The very question rattles me from the inside. After years of journaling to track my personal evolution, after taking the goal of achieving “the greatest good for all concerned” into much of my decision-making, after establishing conscious appreciation as my north star, I still entertain thoughts of “How could this person be so stupid?” “How could that person be so mean?”

This is always an uncomfortable conundrum for me, making room in my imagination for the unimaginable.

It’s been especially hard to think about staying in a state of non-judgment when my life feels threatened by the level of hatred and resentment others might feel towards me because I advocate some level of social safety net and police reform.

I’ve been outraged and angered by inequities in our society, by abuses of power, by failures of empathy…and, sometimes, I don’t know what to do with my own feelings and judgments.

I am not ready to give the narcissistic and self-consumed a total pass.

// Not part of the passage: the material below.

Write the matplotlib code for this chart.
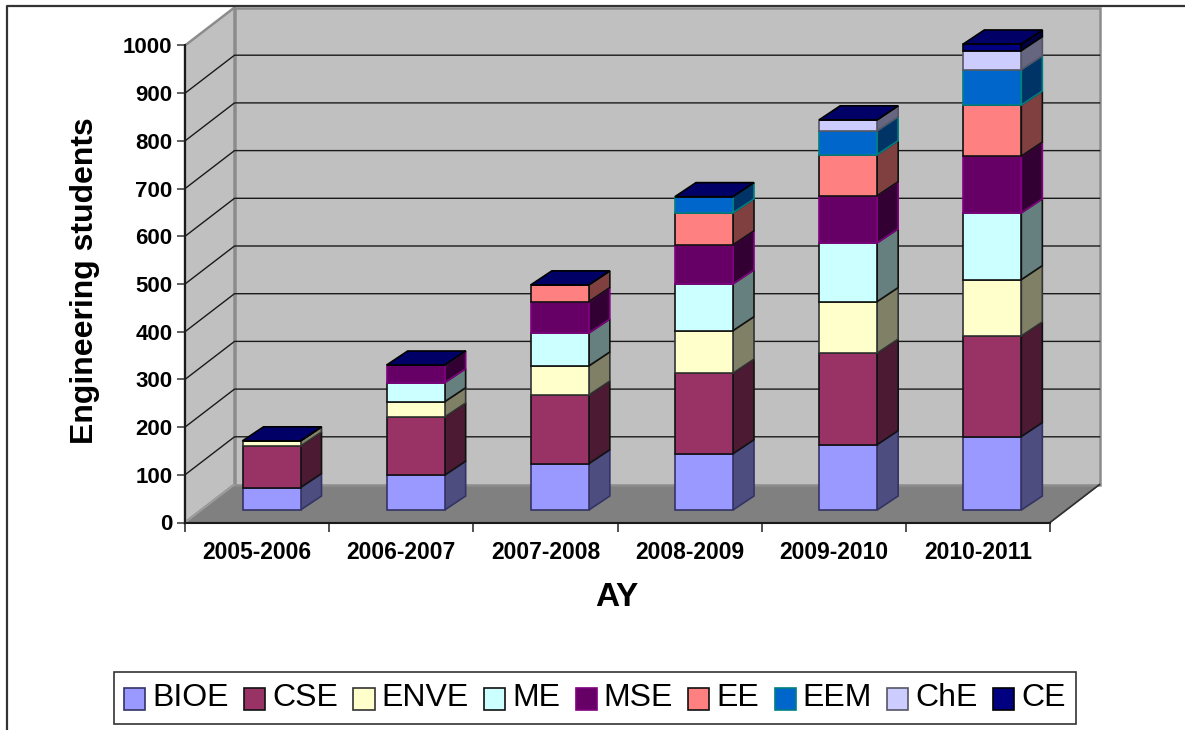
"""Stacked 3D-look column chart of engineering students per academic year."""

import matplotlib
matplotlib.use("Agg")
import matplotlib.pyplot as plt
from matplotlib.legend_handler import HandlerPatch
from matplotlib.lines import Line2D
from matplotlib.patches import Patch, Polygon, Rectangle
import numpy as np

years = ["2005-2006", "2006-2007", "2007-2008", "2008-2009", "2009-2010",
         "2010-2011"]
programs = ["BIOE", "CSE", "ENVE", "ME", "MSE", "EE", "EEM", "ChE", "CE"]

BIOE = [47, 73, 97, 118, 137, 154]
CSE = [87, 122, 144, 169, 192, 211]
ENVE = [11, 32, 61, 89, 108, 118]
ME = [0, 40, 69, 98, 123, 140]
MSE = [0, 37, 66, 82, 99, 119]
EE = [0, 0, 35, 67, 86, 107]
EEM = [0, 0, 0, 34, 50, 74]
ChE = [0, 0, 0, 0, 23, 40]
CE = [0, 0, 0, 0, 0, 14]

series = [BIOE, CSE, ENVE, ME, MSE, EE, EEM, ChE, CE]
colors = ["#9999FF", "#993366", "#FFFFCC", "#CCFFFF", "#660066", "#FF8080",
          "#0066CC", "#CCCCFF", "#000080"]
edges = ["#333366", "#111111", "#333333", "#111111", "#800080", "#111111",
         "#008080", "#555566", "#000000"]

plt.rcParams["font.family"] = ["Liberation Sans", "DejaVu Sans"]

W, H = 1185, 730
fig = plt.figure(figsize=(W / 100, H / 100), dpi=100, facecolor="white")
ax = fig.add_axes([185 / W, (H - 522.5) / H, 865 / W, 477 / H])
ax.set_xlim(0, len(years))
ax.set_ylim(0, 1000)
ax.patch.set_visible(False)

# one category / one student in pixels
xpx = 865 / len(years)
ypx = 477 / 1000

# depth of the box and of the columns
wall_dx, wall_dy = 49.5 / xpx, 38 / ypx
bar_dx, bar_dy = 21 / xpx, 14 / ypx
bar_left, bar_width = 57.5 / xpx, 58 / xpx
bar_base = 12.5 / ypx


def darken(color, factor):
    rgb = np.array(matplotlib.colors.to_rgb(color))
    return tuple(rgb * factor)


def add_poly(points, face, edge, lw=1.2, z=3):
    ax.add_patch(Polygon(points, closed=True, facecolor=face, edgecolor=edge,
                         linewidth=lw, clip_on=False, zorder=z,
                         joinstyle="miter"))


def low_swatch(legend, orig_handle, xdescent, ydescent, width, height,
               fontsize):
    # swatches sit a bit below the text in the original
    return Rectangle((-xdescent, -ydescent - 3), width, height)


# floor and walls
n = len(years)
add_poly([(0, 0), (n, 0), (n + wall_dx, wall_dy), (wall_dx, wall_dy)],
         "#808080", "#707070", 1.0, 1)
add_poly([(wall_dx, wall_dy), (n + wall_dx, wall_dy),
          (n + wall_dx, 1000 + wall_dy), (wall_dx, 1000 + wall_dy)],
         "#C0C0C0", "#8C8C8C", 1.8, 1)
add_poly([(0, 0), (wall_dx, wall_dy), (wall_dx, 1000 + wall_dy), (0, 1000)],
         "#C0C0C0", "#8C8C8C", 1.8, 1)
ax.plot([0, wall_dx], [0, wall_dy], color="#A0A0A0", lw=1, clip_on=False,
        zorder=1.5)
ax.plot([n, n + wall_dx], [0, wall_dy], color="#303030", lw=1.2,
        clip_on=False, zorder=1.5)

# gridlines run along the side wall and then the back wall
for v in range(100, 1000, 100):
    ax.plot([0, wall_dx, n + wall_dx], [v, v + wall_dy, v + wall_dy],
            color="#1A1A1A", lw=1.0, clip_on=False, zorder=2)

# columns
for i in range(n):
    x0 = i + bar_left
    x1 = x0 + bar_width
    bottom = bar_base
    for values, color, edge in zip(series, colors, edges):
        top = bottom + values[i]
        add_poly([(x1, bottom), (x1 + bar_dx, bottom + bar_dy),
                  (x1 + bar_dx, top + bar_dy), (x1, top)],
                 darken(color, 0.5), edge)
        add_poly([(x0, bottom), (x1, bottom), (x1, top), (x0, top)],
                 color, edge)
        bottom = top
    # the last series has no height in most years, but still caps the stack
    add_poly([(x0, bottom), (x1, bottom), (x1 + bar_dx, bottom + bar_dy),
              (x0 + bar_dx, bottom + bar_dy)],
             darken(colors[-1], 0.8), "#000000")

# axes
for side in ["top", "right"]:
    ax.spines[side].set_visible(False)
for side in ["left", "bottom"]:
    ax.spines[side].set_linewidth(1.5)
    ax.spines[side].set_color("#1A1A1A")
    ax.spines[side].set_zorder(2.5)

ax.set_yticks(np.arange(0, 1001, 100))
ax.tick_params(axis="y", length=6, width=1.2, color="#444444", pad=3,
               labelsize=16)
ax.set_xticks(np.arange(0, n + 1))
ax.set_xticklabels([])
ax.tick_params(axis="x", length=6.5, width=1.2, color="#333333")
for label in ax.get_yticklabels():
    label.set_fontweight("bold")
ax.set_xticks(np.arange(n) + 0.5, minor=True)
ax.set_xticklabels(years, minor=True, fontsize=16.5, fontweight="bold")
ax.tick_params(axis="x", which="minor", length=0, pad=13)

fig.text(617 / W, 1 - 597 / H, "AY", fontsize=24, fontweight="bold",
         ha="center", va="center")
fig.text(85 / W, 1 - 281 / H, "Engineering students", fontsize=23,
         fontweight="bold", rotation=90, ha="center", va="center")

# legend
handles = [Patch(facecolor=c, edgecolor=e, linewidth=1.2)
           for c, e in zip(colors, edges)]
leg = fig.legend(handles, programs, ncol=len(programs), loc="center",
                 bbox_to_anchor=(595 / W, 1 - 698 / H), fontsize=23,
                 frameon=True, fancybox=False, edgecolor="#333333",
                 framealpha=1, handlelength=0.66, handleheight=0.66,
                 handletextpad=0.22, columnspacing=0.48, borderpad=0.33,
                 borderaxespad=0,
                 handler_map={Patch: HandlerPatch(patch_func=low_swatch)})
leg.get_frame().set_linewidth(1.2)

# chart area border, cut off by the page at right and bottom
fig.add_artist(Line2D([7 / W, 7 / W, 1], [0, 1 - 6 / H, 1 - 6 / H],
                      color="#333333", lw=1.6))

fig.savefig("out.png", dpi=100)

Valuing the truth, or at least the pursuit of the truth, seems like a fundamental principle for living in a civil society.

But, beyond some basics, there are few things that are actually absolute. There’s a lot of room for different opinions, even contradictions. Why should I react, as I have, to Christmas decorations staying up until Valentine’s Day?

I would never blow my vacation budget on a timeshare condo along a golf course near Branson. I don’t think I would ever collect multiple pairs of Crocs.® I don’t think streaming movies on my iPhone will ever replace the experience of a wide screen viewing from my couch…

But, hey — that’s ME. You’re entitled to your own preferences and choices. Maybe not a mantra, still, a thought worth repeating; To each his own.

Holding space for different points of view is no small thing.